Direksiyonda araba sahibi Em.Prof. Dr. Ahmet Özata. Yola devam.

Heyecanla bizi bekliyor. Emk.Öğr. eski öğrencimiz Zeliha Hanım. Karşılıyor bizi evlerinin bahçesinde.

Ve Cumayeri eskisi ile hiçbir ilgisi yok. Mükemmel, modern kent. Zevkle karşılıyorlar. Zevk verici söyleşiler, espriler, anılar. Terzi İbrahim Şahin öğrencimize de uğruyoruz. O da çok mutlu oluyor. İkramlarda bulunuyor. Öğrencilik yıllarını anlatıyor.

Son yağmurlarla taşan dere Cumayeri’ne de zarar vermiş. Büyük zararlara neden olmuş. Ama Cumayeri insanları ile belediye, muhtarlar elbirliği yapmışlar. Pırıl pırıl olmuş Cumayeri.

Akla hiç gelmez binalar, bulvarlar, ağaçlar çok güzel. 60 yıl geçmiş aradan. Her şey için Cumayeri çalışmış.

Belediye olmuş. İlçe olmuş. Cuma günleri 40 kadar Düzce Akçakoca, Hendek köyleri insanlarının katkıları bulunan haftanın pazarı daha gelişmiş, modernleştirilmiş. İyi görüşlüler Cumayeri için çok iyi anlaşmışlar. Günlerini gün değil, gece-gündüz Cumayeri’ni en modern kent olması için çalışmışlar.

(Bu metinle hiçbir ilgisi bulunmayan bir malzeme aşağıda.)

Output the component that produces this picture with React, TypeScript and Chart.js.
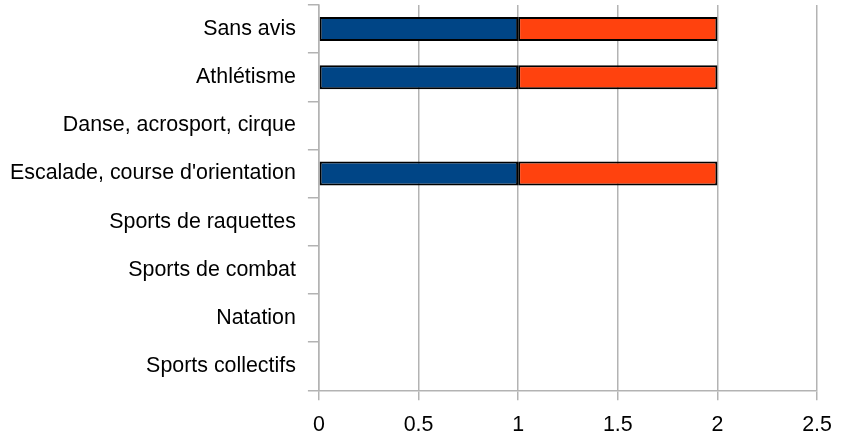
import React, { useEffect, useRef } from "react";
import { Chart, registerables } from "chart.js";

Chart.register(...registerables);

const categories = [
  "Sans avis",
  "Athlétisme",
  "Danse, acrosport, cirque",
  "Escalade, course d'orientation",
  "Sports de raquettes",
  "Sports de combat",
  "Natation",
  "Sports collectifs",
];
const seriesA = [1, 1, 0, 1, 0, 0, 0, 0];
const seriesB = [1, 1, 0, 1, 0, 0, 0, 0];
const xTicks = [0, 0.5, 1, 1.5, 2, 2.5];

export default function App() {
  const ref = useRef<HTMLCanvasElement | null>(null);
  useEffect(() => {
    if (!ref.current) return;
    const grid = "#b3b3b3";
    const font = { family: "'Liberation Sans', Arial, sans-serif", size: 21.4 };
    const chart = new Chart(ref.current, {
      type: "bar",
      data: {
        labels: categories,
        datasets: [
          {
            label: "A",
            data: seriesA,
            backgroundColor: "#004586",
            borderColor: "#000000",
            borderWidth: 2,
            borderSkipped: false,
            barPercentage: 0.5,
            categoryPercentage: 1,
          },
          {
            label: "B",
            data: seriesB,
            backgroundColor: "#ff420e",
            borderColor: "#000000",
            borderWidth: 2,
            borderSkipped: false,
            barPercentage: 0.5,
            categoryPercentage: 1,
          },
        ],
      },
      options: {
        indexAxis: "y",
        animation: false,
        responsive: false,
        maintainAspectRatio: false,
        layout: { padding: { top: 5, right: 27, left: -2, bottom: -13 } },
        plugins: { legend: { display: false }, tooltip: { enabled: false } },
        scales: {
          x: {
            stacked: true,
            min: 0,
            max: 2.5,
            afterBuildTicks: (axis: any) => {
              axis.ticks = xTicks.map((v) => ({ value: v }));
            },
            afterFit: (s: any) => {
              s.paddingLeft = 0;
              s.paddingRight = 0;
            },
            grid: { color: grid, lineWidth: 1.5, tickLength: 10 },
            border: { color: grid, width: 1.5 },
            ticks: { color: "#000", font, padding: 12, callback: (v: any) => String(v) },
          },
          y: {
            stacked: true,
            afterFit: (s: any) => {
              s.paddingTop = 0;
              s.paddingBottom = 0;
            },
            grid: { color: grid, lineWidth: 1.5, tickLength: 11, drawOnChartArea: false, offset: true },
            border: { color: grid, width: 1.5 },
            ticks: { color: "#000", font, padding: 12 },
          },
        },
      },
    });
    return () => chart.destroy();
  }, []);
  return (
    <div style={{ position: "fixed", left: 0, top: 0, width: 844, height: 437, background: "#fff" }}>
      <canvas ref={ref} width={844} height={437} style={{ width: 844, height: 437 }} />
    </div>
  );
}
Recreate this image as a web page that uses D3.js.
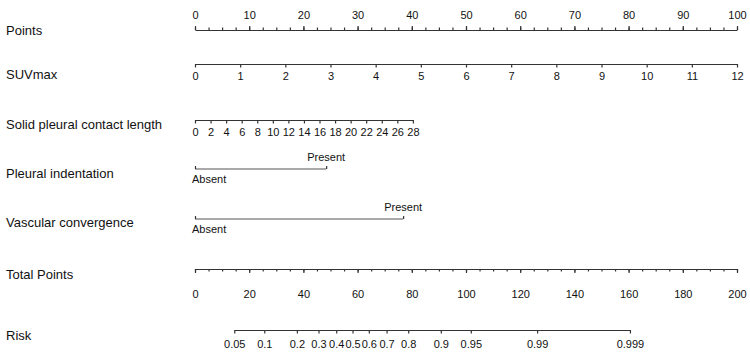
<!DOCTYPE html>
<html lang="en">
<head>
<meta charset="utf-8">
<title>Nomogram</title>
<script src="https://cdn.jsdelivr.net/npm/d3@7"></script>
<style>
  html, body { margin: 0; padding: 0; background: #fff; }
  body { font-family: "Liberation Sans", Arial, sans-serif; }
  .axis text { font-family: "Liberation Sans", Arial, sans-serif; font-size: 11px; fill: #111; }
  .axis path, .axis line { stroke: #333; stroke-width: 1.2; }
  .name { font-size: 13px; fill: #111; }
</style>
</head>
<body>
<script>
// values
let pointsTicks = d3.range(0, 101, 10);
let pointsMinor = d3.range(0, 100.1, 2.5);

let suvTicks = d3.range(0, 13, 1);
let suvMaxPoints = 100;          // SUVmax 12 -> 100 points

let solidTicks = d3.range(0, 29, 2);
let solidMaxPoints = 40.2;       // length 28 -> ~40 points

let pleuralLevels = ["Absent", "Present"];
let pleuralPoints = [0, 24.2];

let vascularLevels = ["Absent", "Present"];
let vascularPoints = [0, 38.4];

let totalTicks = d3.range(0, 201, 20);
let totalMinor = d3.range(0, 200.1, 5);

let riskTicks = [0.05, 0.1, 0.2, 0.3, 0.4, 0.5, 0.6, 0.7, 0.8, 0.9, 0.95, 0.99, 0.999];
// linear predictor = b0 + b1 * total points
let b0 = -3.922;
let b1 = 0.06747;

let w = 750, h = 359;
let svg = d3.select("body").append("svg").attr("width", w).attr("height", h);

let x = d3.scaleLinear().domain([0, 100]).range([195, 737]);
let xTotal = d3.scaleLinear().domain([0, 200]).range([195, 737]);

function name(txt, y) {
  svg.append("text").attr("class", "name").attr("x", 6).attr("y", y).text(txt);
}

// Points
name("Points", 35);
svg.append("g").attr("class", "axis").attr("transform", "translate(0,30)")
  .call(d3.axisTop(x).tickValues(pointsMinor).tickFormat("").tickSize(2.5).tickSizeOuter(0));
svg.append("g").attr("class", "axis").attr("transform", "translate(0,30)")
  .call(d3.axisTop(x).tickValues(pointsTicks).tickSize(4).tickSizeOuter(0).tickPadding(7))
  .call(g => g.select(".domain").remove());

// SUVmax
name("SUVmax", 79);
let xSuv = d3.scaleLinear().domain([0, 12]).range([x(0), x(suvMaxPoints)]);
svg.append("g").attr("class", "axis").attr("transform", "translate(0,64)")
  .call(d3.axisBottom(xSuv).tickValues(suvTicks).tickSize(3.5).tickSizeOuter(0).tickPadding(5));

// Solid pleural contact length
name("Solid pleural contact length", 129);
let xSolid = d3.scaleLinear().domain([0, 28]).range([x(0), x(solidMaxPoints)]);
svg.append("g").attr("class", "axis").attr("transform", "translate(0,120)")
  .call(d3.axisBottom(xSolid).tickValues(solidTicks).tickSize(3.5).tickSizeOuter(0).tickPadding(5));

// categorical axes
function catAxis(label, levels, pts, yName, yLine) {
  name(label, yName);
  let sc = d3.scaleOrdinal().domain(levels).range(pts.map(p => x(p)));
  let g = svg.append("g").attr("class", "axis").attr("transform", "translate(0," + yLine + ")");
  g.call(d3.axisTop(sc).tickSize(3).tickSizeOuter(0).tickFormat(""));
  g.select(".domain").attr("d", "M" + sc(levels[0]) + ",0H" + sc(levels[levels.length - 1]))
    .style("stroke", "#555");
  g.selectAll(".lab").data(levels).enter().append("text")
    .attr("class", "lab")
    .attr("x", (d, i) => i === 0 ? sc(d) - 3 : sc(d))
    .attr("y", (d, i) => i === 0 ? 14 : -8)
    .attr("text-anchor", (d, i) => i === 0 ? "start" : "middle")
    .attr("fill", "#111")
    .text(d => d);
}
catAxis("Pleural indentation", pleuralLevels, pleuralPoints, 178, 169);
catAxis("Vascular convergence", vascularLevels, vascularPoints, 227, 219);

// Total Points
name("Total Points", 279);
svg.append("g").attr("class", "axis").attr("transform", "translate(0,269)")
  .call(d3.axisBottom(xTotal).tickValues(totalMinor).tickFormat("").tickSize(2.5).tickSizeOuter(0));
svg.append("g").attr("class", "axis").attr("transform", "translate(0,269)")
  .call(d3.axisBottom(xTotal).tickValues(totalTicks).tickSize(4).tickSizeOuter(0).tickPadding(17))
  .call(g => g.select(".domain").remove());

// Risk
name("Risk", 340);
let logit = p => Math.log(p / (1 - p));
let tpOf = p => (logit(p) - b0) / b1;
let rLo = riskTicks[0], rHi = riskTicks[riskTicks.length - 1];
let xRisk = d3.scaleLinear().domain([logit(rLo), logit(rHi)]).range([xTotal(tpOf(rLo)), xTotal(tpOf(rHi))]);
let riskByLp = new Map(riskTicks.map(p => [logit(p), p]));
svg.append("g").attr("class", "axis").attr("transform", "translate(0,330)")
  .call(d3.axisBottom(xRisk).tickValues(riskTicks.map(logit)).tickSize(3.5).tickSizeOuter(0).tickPadding(7)
    .tickFormat(v => String(riskByLp.get(v))));
</script>
</body>
</html>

Evet 60 yıl önceki okulumuza uğruyoruz. Anlatacağım…

MOTOSİKLETLER ÇEVREYİ RAHATSIZ EDİYOR

Kent Park yanında, Öğretmenevi yanında emniyete ait motosiklet yeri yapılmış. Motosiklet kullananların çevre insanlarını rahatsız ettikleri görülmektedir.

Emniyetten buradaki motosikletlilerin insanlarımıza saygılı olmaları isteniyor. Haklılar. Uyarımızın dikkate alınmasını arzuluyorum.

MUHALEFET ADAY GÖSTERMEYECEK

Muhalefet beceriksiz. Seçim günü geldi. Hala isim üzerinde durmuyoruz diyorlar. Abdüllatif Şener’den başkası gösterilirse kazanılması olanaksız.

Her hali ile mükemmel Cumhurbaşkanı aday olmaya layıktır Abdüllatif Şener. Tayyip Beyi ancak o kaybettirir. Kazanır. AKP yolsuzluklara bulaşmadı. Uyarısı fayda vermedi. Kabuğuna çekildi.